Family Day Speech

(Speech of Thycaud Subramonian)
Ladies and Gentlemen, Boys and Girls, Greetings to you all. I deem it a pleasure and a privilege to be called upon to say a few words on this occasion on behalf of the senior community of ICC.
Whenever we earmark or observe a day for a concept or an institution, we draw attention to some concerns. We also try and strengthen actions, policies, and practices that would lead to a better quality of life or make for a better and safer world.
When we celebrate the Family Day, let us take a break and ponder, why a family day? What are we trying to achieve? Family as an institution is as old as human civilization. But in the hectic pace of competitive modern life, the role of the individual becomes more relevant and challenging than the role of a collectivity. In this situation, it is inevitable that the individual tends to overshadow the family.
Family is about relationships. Relationship is about love and affection, service and gratitude, giving and receiving, respect and understanding, learning and helping, sharing and feeling, trusting and confiding. It is about giving and receiving moral support in times of challenge; it is about re-assurance in times of doubt; it is about holding a hand in the face of uncertainty; it is about consolation in the face of a calamity. It is about sharing a joy, a joy which has no meaning in solitude.
Erosion of family values undermines character. As part of my legal studies early this year, I had occasion to visit juvenile homes, probation departments and correctional facilities in San Jose. Invariably, behind every juvenile is a broken family, a family in disarray. Strengthen the family and you eliminate the crime. Conversely, a cohesive family builds character, commitment and self-worth. A child that grows in a loving family is likely to be a good citizen. Strong families build a strong nation.
On the one hand, we need to recognize that American progress has been built on the cult of individualism and the spirit of independence. On the other hand recent years have demonstrated the negative effects of the loosening of family ties and the disruption of family life. The challenge before us is therefore how to preserve the traditional values of the family without dampening the spirit of individualism.

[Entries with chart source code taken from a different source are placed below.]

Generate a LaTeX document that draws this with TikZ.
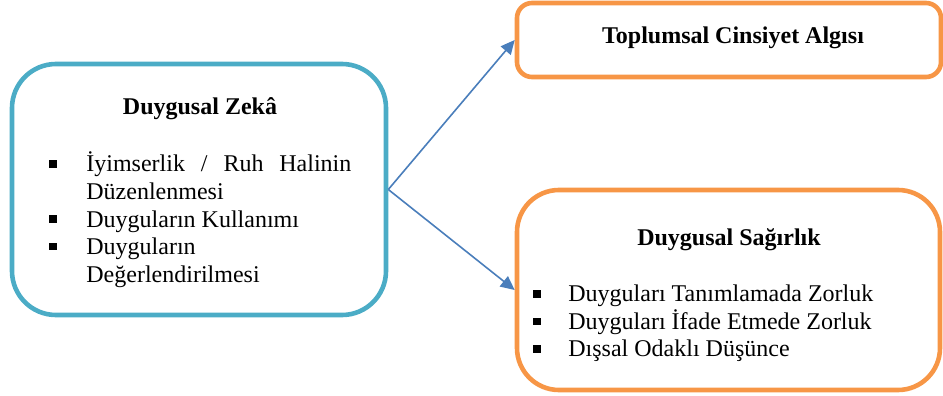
\documentclass[tikz,border=0pt]{standalone}
\usepackage{fontspec}
\setmainfont{Liberation Serif}
\usetikzlibrary{arrows.meta}
\definecolor{zkblue}{HTML}{4BACC6}
\definecolor{orng}{HTML}{F79646}
\definecolor{arrblue}{HTML}{4A7EBB}
\begin{document}
\begin{tikzpicture}[x=0.5pt,y=-0.5pt,
  font=\fontsize{12}{13.8}\selectfont,
  box/.style={draw, line width=2.3pt, inner sep=0pt},
  txt/.style={anchor=base west, inner sep=0pt},
  ttl/.style={anchor=base, inner sep=0pt, font=\fontsize{12}{13.8}\selectfont\bfseries},
  bul/.style={fill=black, inner sep=0pt, minimum size=3.6pt},
  arr/.style={draw=arrblue, line width=0.8pt, -{Triangle[length=7pt,width=6.5pt]}}]
\useasboundingbox (0,0) rectangle (943,396);
% boxes
\node[box, draw=zkblue, rounded corners=22pt, minimum width=187pt, minimum height=125.5pt] (zeka) at (199,189.5) {};
\node[box, draw=orng, rounded corners=7.5pt, minimum width=212pt, minimum height=37pt] (toplum) at (729,40) {};
\node[box, draw=orng, rounded corners=21pt, minimum width=211.5pt, minimum height=100pt] (sagir) at (728.5,290) {};
% arrows
\draw[arr] (zeka.east) -- (toplum.west);
\draw[arr] (zeka.east) -- (sagir.west);
% left box text
\node[ttl] (t1) at (200,114) {Duygusal Zekâ};
\node[txt] (l1) at (86,171.7) {\hbox to 132.5pt{İyimserlik\hfill/\hfill Ruh\hfill Halinin}};
\node[txt] (l2) at (86,199) {Düzenlenmesi};
\node[txt] (l3) at (86,227) {Duyguların Kullanımı};
\node[txt] (l4) at (86,254.5) {Duyguların};
\node[txt] (l5) at (86,282) {Değerlendirilmesi};
\node[bul] (b1) at (53,164) {};
\node[bul] (b2) at (53,219) {};
\node[bul] (b3) at (53,246.5) {};
% top right text
\node[ttl] (t2) at (733,43) {Toplumsal Cinsiyet Algısı};
% bottom right text
\node[ttl] (t3) at (729,245) {Duygusal Sağırlık};
\node[txt] (r1) at (568,301.7) {Duyguları Tanımlamada Zorluk};
\node[txt] (r2) at (568,329) {Duyguları İfade Etmede Zorluk};
\node[txt] (r3) at (568,356.7) {Dışsal Odaklı Düşünce};
\node[bul] (c1) at (537,294) {};
\node[bul] (c2) at (537,321.3) {};
\node[bul] (c3) at (537,349) {};
\end{tikzpicture}
\end{document}
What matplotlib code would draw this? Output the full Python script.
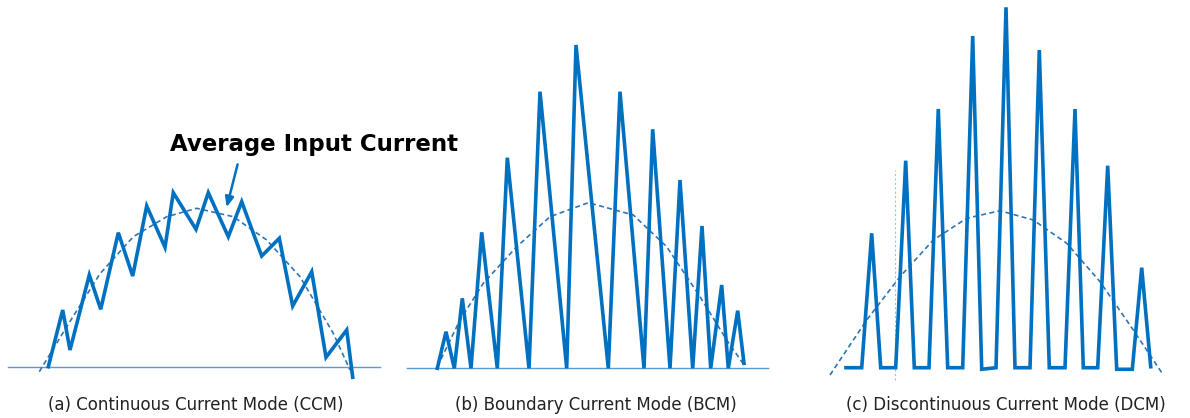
import matplotlib.pyplot as plt

# Inductor current waveforms (time in px-like units, current above baseline)
ccm_t = [48.3, 62.7, 70, 89.3, 100.7, 118.3, 132.7, 146.7, 165, 173.3, 196,
         208.3, 228.3, 241.7, 261.7, 279.3, 292.7, 311.7, 326, 346.7, 352.7]
ccm_i = [0, 56.7, 16.7, 91.7, 57.4, 134, 90.7, 160.7, 119.4, 174, 137.4,
         174, 130, 165, 110.7, 128.4, 60.7, 95, 9.4, 36.7, -10.6]
ccm_avg_t = [39.3, 66.7, 100, 133.3, 166.7, 196.7, 233.3, 266.7, 300, 333.3, 350]
ccm_avg_i = [-5, 40, 93, 130, 150, 158.4, 150, 126.7, 90, 33.4, -3.3]

bcm_t = [37.3, 46, 54.3, 62.3, 71, 81.7, 97.3, 107.3, 129, 140, 166.7, 176, 208.3,
         220, 244, 252.7, 270, 280, 292.7, 302, 310.7, 321.7, 328.3, 337.7, 344]
bcm_i = [0, 36.6, 0, 70, 0, 136, 0, 210.6, 0, 276.6, 0, 323.3, 0,
         276.6, 0, 239, 0, 188.3, 0, 142.3, 0, 83.3, 0, 57.6, 5]
bcm_avg_t = [37.3, 60, 83.3, 116.7, 150, 188.3, 233.3, 266.7, 300, 326.7, 344]
bcm_avg_i = [1.6, 48.3, 85, 121.6, 151.6, 165.6, 153.3, 121.6, 71.6, 28.3, 3.3]

dcm_t = [46, 61.7, 71.7, 80.7, 95.7, 105.7, 114.3, 129, 138.3, 147.7, 162.7, 172.7,
         181.7, 196, 206, 215, 230, 239.3, 249.3, 265, 275, 283.3, 297.7, 307.7,
         316.7, 332.3, 341.7, 350.7]
dcm_i = [0, 0, 134.4, 0, 0, 207, 0, 0, 258.7, 0, 0, 331.7,
         -1.6, 0, 360.4, 0, 0, 317.7, 0, 0, 258.7, 0, 0, 202,
         -1.6, -1.6, 100, 1]
dcm_avg_t = [30, 66.7, 100, 133.3, 166.7, 200, 233.3, 266.7, 300, 333.3, 363.3]
dcm_avg_i = [-7.3, 47.7, 91, 127.7, 149.4, 157, 147.7, 124.4, 86, 37.7, -7.3]

captions = ['(a) Continuous Current Mode (CCM)',
            '(b) Boundary Current Mode (BCM)',
            '(c) Discontinuous Current Mode (DCM)']

blue = '#0070C0'
light = '#5B9BD5'

W, H = 1190, 418
fig = plt.figure(figsize=(W / 100, H / 100), dpi=100)

def panel(left, width, base):
    ax = fig.add_axes([left / W, 0, width / W, 1])
    ax.set_xlim(0, width)
    ax.set_ylim(-(H - base), base)
    ax.axis('off')
    return ax

ax_a = panel(0, 400, 366.7)
ax_b = panel(400, 400, 368.3)
ax_c = panel(800, 390, 367.7)

# (a) CCM
ax_a.plot([8, 380], [0, 0], color=light, lw=1.0)
ax_a.plot(ccm_avg_t, ccm_avg_i, color='#2E75B6', lw=1.2, ls=(0, (3, 2)))
ax_a.plot(ccm_t, ccm_i, color=blue, lw=2.6, solid_joinstyle='miter', clip_on=False)
ax_a.annotate('', xy=(226, 156.7), xytext=(238.3, 205),
              arrowprops=dict(arrowstyle='-|>,head_length=0.6,head_width=0.25',
                              color=blue, lw=1.8))
ax_a.text(170, 221.7, 'Average Input Current', fontsize=16.5, fontweight='bold',
          color='black', ha='left', va='center')

# (b) BCM
ax_b.plot([6.7, 368.3], [0, 0], color=light, lw=1.0)
ax_b.plot(bcm_avg_t, bcm_avg_i, color='#2E75B6', lw=1.2, ls=(0, (3, 2)))
ax_b.plot(bcm_t, bcm_i, color=blue, lw=2.6, solid_joinstyle='miter', clip_on=False)

# (c) DCM
ax_c.plot([95, 95], [-12, 198], color='#9DC3E6', lw=0.8, ls=(0, (2, 2)))
ax_c.plot(dcm_avg_t, dcm_avg_i, color='#2E75B6', lw=1.2, ls=(0, (3, 2)))
ax_c.plot(dcm_t, dcm_i, color=blue, lw=2.6, solid_joinstyle='miter', clip_on=False)

for cx, txt in zip([196, 596, 1006], captions):
    fig.text(cx / W, 1 - 405 / H, txt, fontsize=12, color='#222222',
             ha='center', va='center')

fig.savefig('out.png', dpi=100)
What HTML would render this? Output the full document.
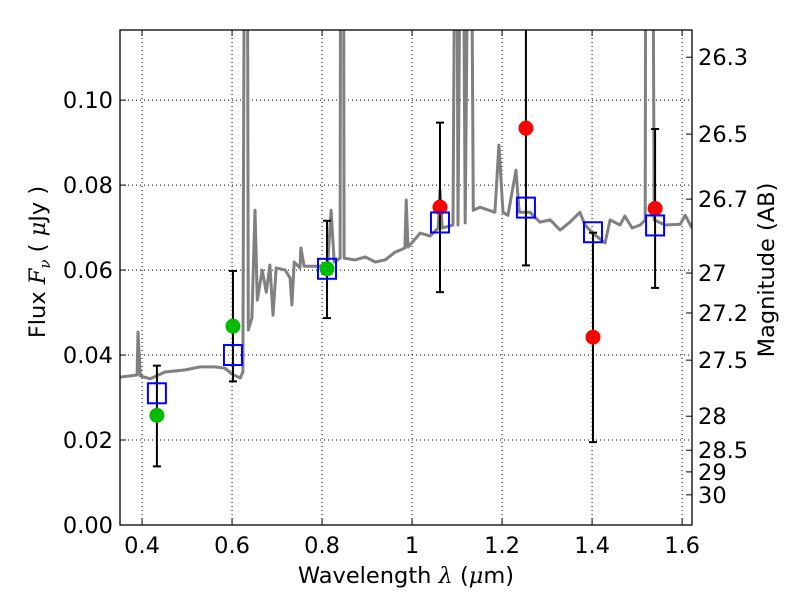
<!DOCTYPE html>
<html><head><meta charset="utf-8"><style>
html,body{margin:0;padding:0;background:#fff;}
svg text{font-family:"DejaVu Sans","Liberation Sans",sans-serif;font-size:22.5px;fill:#000;}
</style></head><body>
<svg id="chart" width="800" height="600" xmlns="http://www.w3.org/2000/svg">
<g id="grid"></g>
<g id="spec"></g>
<g id="marks"></g>
<rect x="120" y="30" width="572" height="495" fill="none" stroke="#000" stroke-width="1.3"/>
<g id="axes"></g>
<text x="406" y="583" text-anchor="middle">Wavelength  <tspan font-style="italic" font-family="DejaVu Serif,serif">λ</tspan> (<tspan font-style="italic" font-family="DejaVu Serif,serif">μ</tspan>m)</text>
<text transform="translate(45,262) rotate(-90)" text-anchor="middle">Flux  <tspan font-style="italic" font-family="DejaVu Serif,serif">F</tspan><tspan font-style="italic" font-family="DejaVu Serif,serif" font-size="15" dy="5">ν</tspan><tspan dy="-5">  (  </tspan><tspan font-style="italic" font-family="DejaVu Serif,serif">μ</tspan>Jy )</text>
<text transform="translate(774,270) rotate(-90)" text-anchor="middle">Magnitude (AB)</text>
</svg>
<script>
const specWave=[0.351,0.389,0.391,0.396,0.418,0.451,0.496,0.529,0.562,0.584,0.600,0.618,0.624,0.629,0.633,0.636,0.644,0.651,0.656,0.667,0.676,0.684,0.691,0.698,0.718,0.729,0.733,0.738,0.751,0.753,0.760,0.796,0.813,0.820,0.827,0.840,0.842,0.847,0.849,0.873,0.896,0.918,0.940,0.962,0.984,0.987,0.991,1.018,1.040,1.058,1.062,1.067,1.091,1.098,1.102,1.111,1.118,1.129,1.136,1.151,1.184,1.193,1.202,1.213,1.231,1.238,1.262,1.284,1.307,1.329,1.351,1.373,1.384,1.407,1.429,1.440,1.462,1.473,1.489,1.507,1.518,1.520,1.533,1.538,1.562,1.596,1.607,1.622];
const specFlux=[0.0348,0.0353,0.0454,0.0351,0.0344,0.0360,0.0365,0.0372,0.0372,0.0369,0.0355,0.0346,0.0360,0.2,0.2,0.0459,0.0487,0.0741,0.0529,0.0600,0.0548,0.0612,0.0494,0.0605,0.0600,0.0581,0.0518,0.0619,0.0605,0.0652,0.0609,0.0609,0.0619,0.0741,0.0619,0.0628,0.2,0.2,0.0628,0.0624,0.0631,0.0619,0.0624,0.0642,0.0652,0.0765,0.0654,0.0687,0.0680,0.0699,0.0788,0.0699,0.0706,0.2,0.0706,0.2,0.0711,0.2,0.0741,0.0748,0.0736,0.0894,0.0736,0.0729,0.0835,0.0736,0.0736,0.0713,0.0718,0.0694,0.0713,0.0736,0.0706,0.0682,0.0664,0.0718,0.0706,0.0727,0.0699,0.0706,0.0718,0.2,0.2,0.0718,0.0706,0.0708,0.0729,0.0699];
const greenWave=[0.433,0.602,0.811];
const greenFlux=[0.0258,0.0468,0.0603];
const greenLo=[0.0138,0.0338,0.0487];
const greenHi=[0.0375,0.0598,0.0716];
const redWave=[1.062,1.253,1.402,1.540];
const redFlux=[0.0748,0.0934,0.0442,0.0745];
const redLo=[0.0548,0.0611,0.0195,0.0558];
const redHi=[0.0947,0.125,0.0688,0.0932];
const modelWave=[0.433,0.602,0.811,1.062,1.253,1.402,1.540];
const modelFlux=[0.0310,0.0400,0.0603,0.0712,0.0747,0.0689,0.0705];
const xTicks=[0.4,0.6,0.8,1.0,1.2,1.4,1.6];
const xTickLabels=["0.4","0.6","0.8","1","1.2","1.4","1.6"];
const yTicks=[0,0.02,0.04,0.06,0.08,0.10];
const yTickLabels=["0.00","0.02","0.04","0.06","0.08","0.10"];
const magTickLabels=["26.3","26.5","26.7","27","27.2","27.5","28","28.5","29","30"];
const magTickFlux=[0.1101,0.0920,0.0767,0.0593,0.0499,0.0388,0.0256,0.0176,0.0125,0.0071];

const NS="http://www.w3.org/2000/svg";
const X0=120,X1=692,Y0=525,Y1=30,XMIN=0.351,XMAX=1.622,YMIN=0,YMAX=0.1165;
function sx(v){return X0+(v-XMIN)/(XMAX-XMIN)*(X1-X0);}
function sy(v){return Y0-(v-YMIN)/(YMAX-YMIN)*(Y0-Y1);}
function mk(tag,attrs,parent){const e=document.createElementNS(NS,tag);for(const k in attrs)e.setAttribute(k,attrs[k]);parent.appendChild(e);return e;}
const grid=document.getElementById('grid'),axes=document.getElementById('axes'),spec=document.getElementById('spec'),marks=document.getElementById('marks');
const defs=mk('defs',{},document.getElementById('chart'));
const cp=mk('clipPath',{id:'clip'},defs);mk('rect',{x:X0,y:Y1,width:X1-X0,height:Y0-Y1},cp);
spec.setAttribute('clip-path','url(#clip)');marks.setAttribute('clip-path','url(#clip)');
xTicks.forEach((t,i)=>{const x=sx(t);
 const g=mk('line',{x1:x,x2:x,y1:Y1,y2:Y0,stroke:'#000','stroke-width':1,'stroke-dasharray':'1,3'},grid);
 
 const t1=mk('line',{x1:x,x2:x,y1:Y0,y2:Y0-6,stroke:'#000'},axes);
 
 mk('line',{x1:x,x2:x,y1:Y1,y2:Y1+6,stroke:'#000'},axes);
 const l=mk('text',{x:x,y:Y0+28,'text-anchor':'middle'},axes);l.textContent=xTickLabels[i];
 });
yTicks.forEach((t,i)=>{const y=sy(t);
 const g=mk('line',{x1:X0,x2:X1,y1:y,y2:y,stroke:'#000','stroke-width':1,'stroke-dasharray':'1,3'},grid);
 
 mk('line',{x1:X0,x2:X0+6,y1:y,y2:y,stroke:'#000'},axes);
 const l=mk('text',{x:X0-7,y:y+8,'text-anchor':'end'},axes);l.textContent=yTickLabels[i];
 });
magTickFlux.forEach((f,i)=>{const y=sy(f);
 mk('line',{x1:X1-6,x2:X1,y1:y,y2:y,stroke:'#000'},axes);
 const l=mk('text',{x:X1+6,y:y+8},axes);l.textContent=magTickLabels[i];
 });
const pts=specWave.map((w,i)=>sx(w).toFixed(1)+','+sy(specFlux[i]).toFixed(1)).join(' ');
const pl=mk('polyline',{points:pts,fill:'none',stroke:'#808080','stroke-width':3,'stroke-linejoin':'round'},spec);

function errbar(w,lo,hi){const x=sx(w);
 const e=mk('g',{stroke:'#000','stroke-width':2},marks);
 
 mk('line',{x1:x,x2:x,y1:sy(lo),y2:sy(hi)},e);
 mk('line',{x1:x-4,x2:x+4,y1:sy(lo),y2:sy(lo)},e);
 mk('line',{x1:x-4,x2:x+4,y1:sy(hi),y2:sy(hi)},e);}
greenWave.forEach((w,i)=>errbar(w,greenLo[i],greenHi[i]));
redWave.forEach((w,i)=>errbar(w,redLo[i],redHi[i]));
greenWave.forEach((w,i)=>{const c=mk('circle',{cx:sx(w),cy:sy(greenFlux[i]),r:7.5,fill:'#00bb00'},marks);
 });
redWave.forEach((w,i)=>{const c=mk('circle',{cx:sx(w),cy:sy(redFlux[i]),r:7.5,fill:'#ff0000'},marks);
 });
modelWave.forEach((w,i)=>{const r=mk('rect',{x:sx(w)-9,y:sy(modelFlux[i])-10,width:18,height:20,fill:'none',stroke:'#0000ff','stroke-width':2},marks);
 });
</script>
</body></html>
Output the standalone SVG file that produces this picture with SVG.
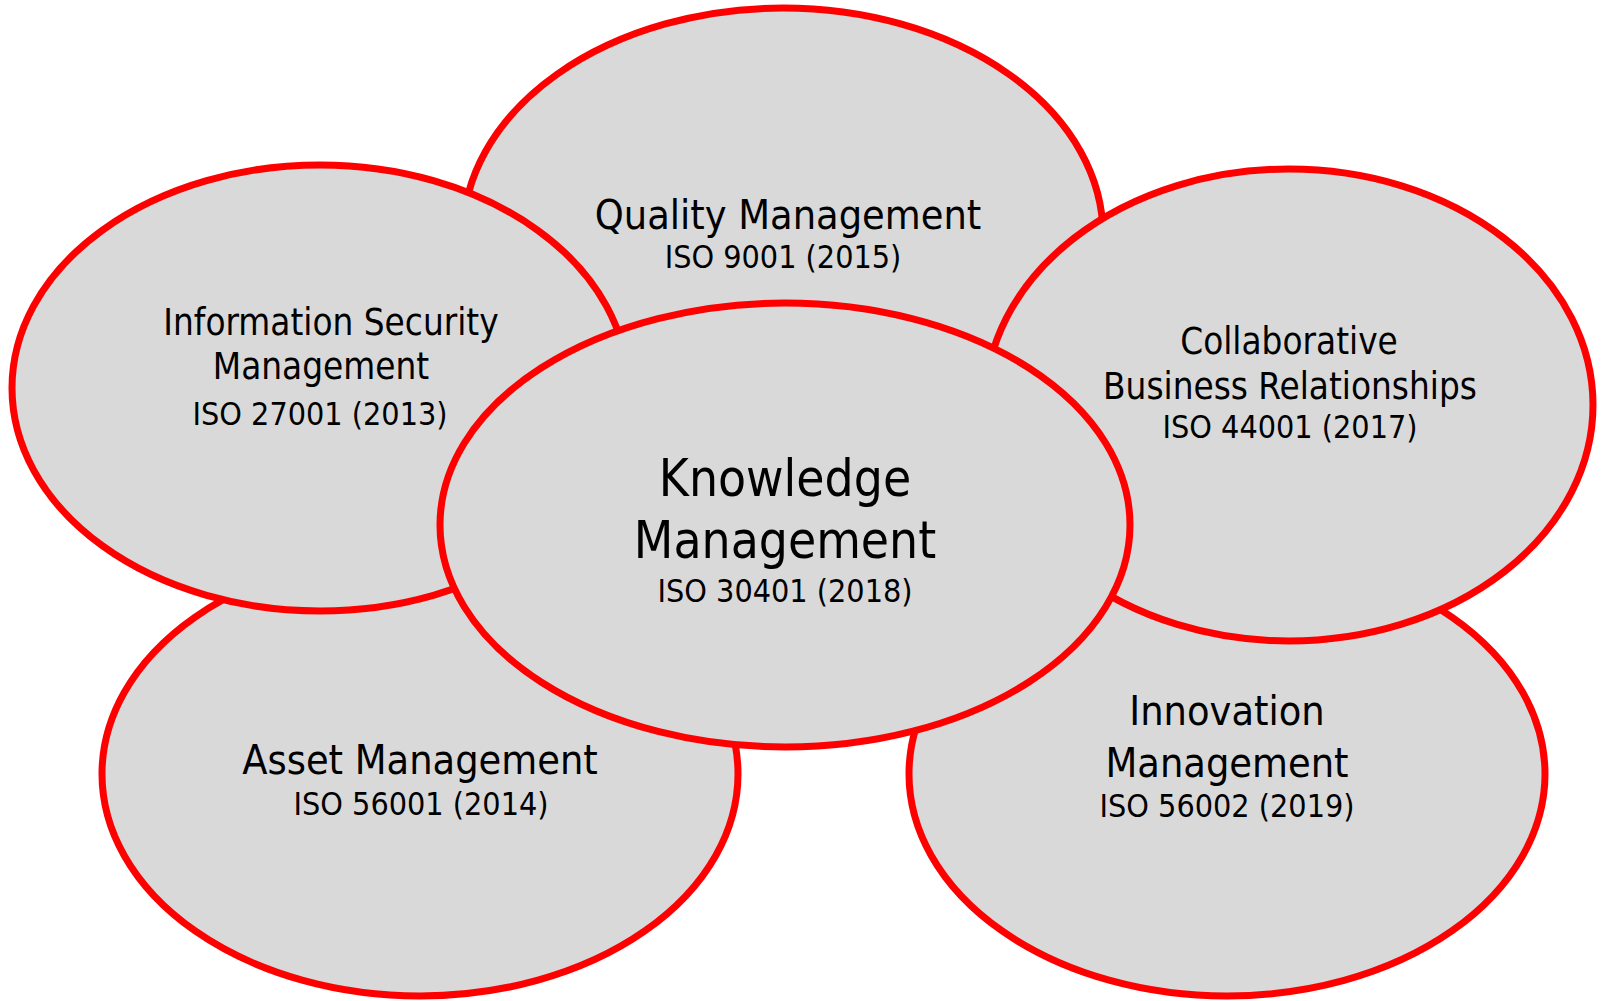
<svg xmlns="http://www.w3.org/2000/svg" width="1602" height="1001" viewBox="0 0 1602 1001">
<style>
.node ellipse{fill:#D9D9D9;stroke:#FF0000;stroke-width:7}
text{font-family:'DejaVu Sans Condensed','DejaVu Sans',sans-serif;fill:#000;text-anchor:middle;font-stretch:condensed}
.big{font-size:51px}
.med{font-size:41px}
.sm{font-size:36.5px}
.iso{font-size:32px}
</style>
<rect width="1602" height="1001" fill="#FFFFFF"/>
<g id="connectors"></g>
<g id="quality" class="node">
<ellipse cx="783" cy="235" rx="320" ry="227"/>
<text class="med" x="788" y="229">Quality Management</text>
<text class="iso" x="783" y="268">ISO 9001 (2015)</text>
</g>
<g id="asset" class="node">
<ellipse cx="420" cy="774" rx="318" ry="222"/>
<text class="med" x="420" y="774">Asset Management</text>
<text class="iso" x="421" y="815">ISO 56001 (2014)</text>
</g>
<g id="innovation" class="node">
<ellipse cx="1227" cy="774" rx="318" ry="222"/>
<text class="med" x="1227" y="725">Innovation</text>
<text class="med" x="1227" y="777">Management</text>
<text class="iso" x="1227" y="817">ISO 56002 (2019)</text>
</g>
<g id="infosec" class="node">
<ellipse cx="320" cy="388" rx="308" ry="223"/>
<text class="sm" x="331" y="335">Information Security</text>
<text class="sm" x="321" y="379">Management</text>
<text class="iso" x="320" y="425">ISO 27001 (2013)</text>
</g>
<g id="collab" class="node">
<ellipse cx="1289" cy="405" rx="304" ry="236"/>
<text class="sm" x="1289" y="354">Collaborative</text>
<text class="sm" x="1290" y="399">Business Relationships</text>
<text class="iso" x="1290" y="438">ISO 44001 (2017)</text>
</g>
<g id="knowledge" class="node">
<ellipse cx="785" cy="525" rx="345" ry="222"/>
<text class="big" x="785" y="496">Knowledge</text>
<text class="big" x="785" y="558">Management</text>
<text class="iso" x="785" y="602">ISO 30401 (2018)</text>
</g>
</svg>
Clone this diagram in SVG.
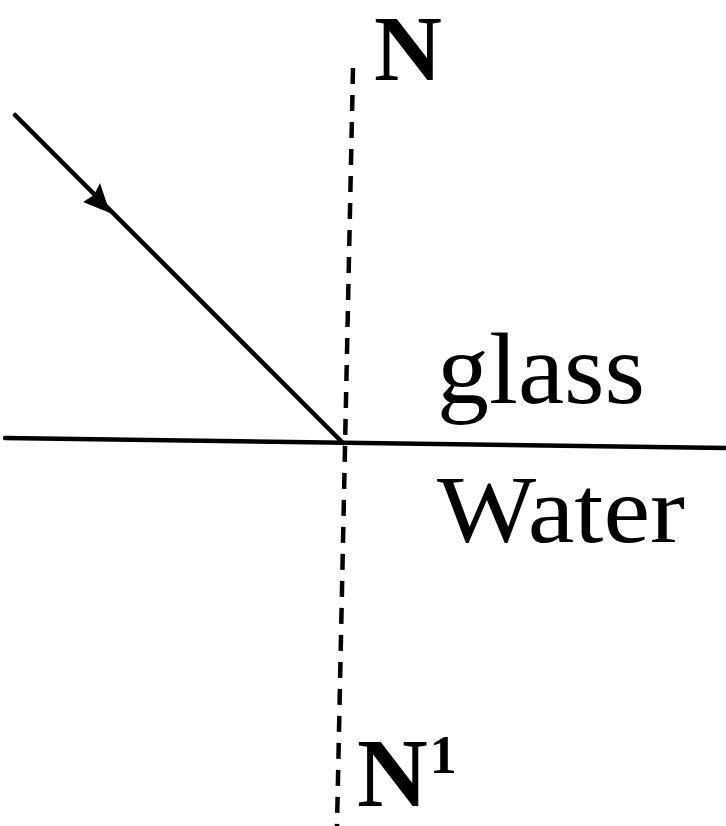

This will call for patience and understanding, interest without interference, and perhaps guidance without governance. Can we live together as a family? When we live together under one roof, do we communicate? Can we share? Beyond the material things, can we share feelings, joys and concerns? When we do not live together, can we at least meet together? When we meet, can we eat together, talk and listen? Born as individuals, can we remember that each of us is an integral part of a natural institution, a supportive institution, the Family?
We recognize that today families are of different types. But we convey our greetings to all families; yes, all families, regardless of their age profile or gender composition.
Little things lead to great results. Childhood photos, a family photo album, a birthday card, a little gift at the right time, a celebration of an event, a recognition of an achievement, a tactful guidance to a child, a re-assuring visit to the sick, an offer of transportation when needed, a telephone call once in a way- these are little things. But little things go a long way.
Let me add a special word about seniors. Seniors have a special role and responsibility in strengthening the family and maintaining the family bonds. Seniors have the time, the experience, and - hopefully - the wisdom to provide interactive support to the child and the adolescent. The younger generation, in particular the working adults, the earning members, of the families have an obligation to support the seniors, morally, materially and financially in their collective programs and activities.
Having built a strong family, we need to look out and build bonds with neighboring families, breaking the barriers of race, color and religion. Children can play together, mothers can get together, and seniors can meet together. A network of families becomes a strong community.
In recent months we have witnessed the widely published news and pictures of our Presidential family, the wife standing by his side to lend support to the husband and at the same time playing an independent role herself, the Obama children going to school, the whole family walking the family dog, all these convey an unmistakable message to the nation. Can we now look forward to a Presidential proclamation of a national “FAMILY DAY,” much on the lines of the Mother’s Day and the Father’s Day? “Three cheers for the Family.” As we stand united for this land, we also say “Three cheers for the nation.”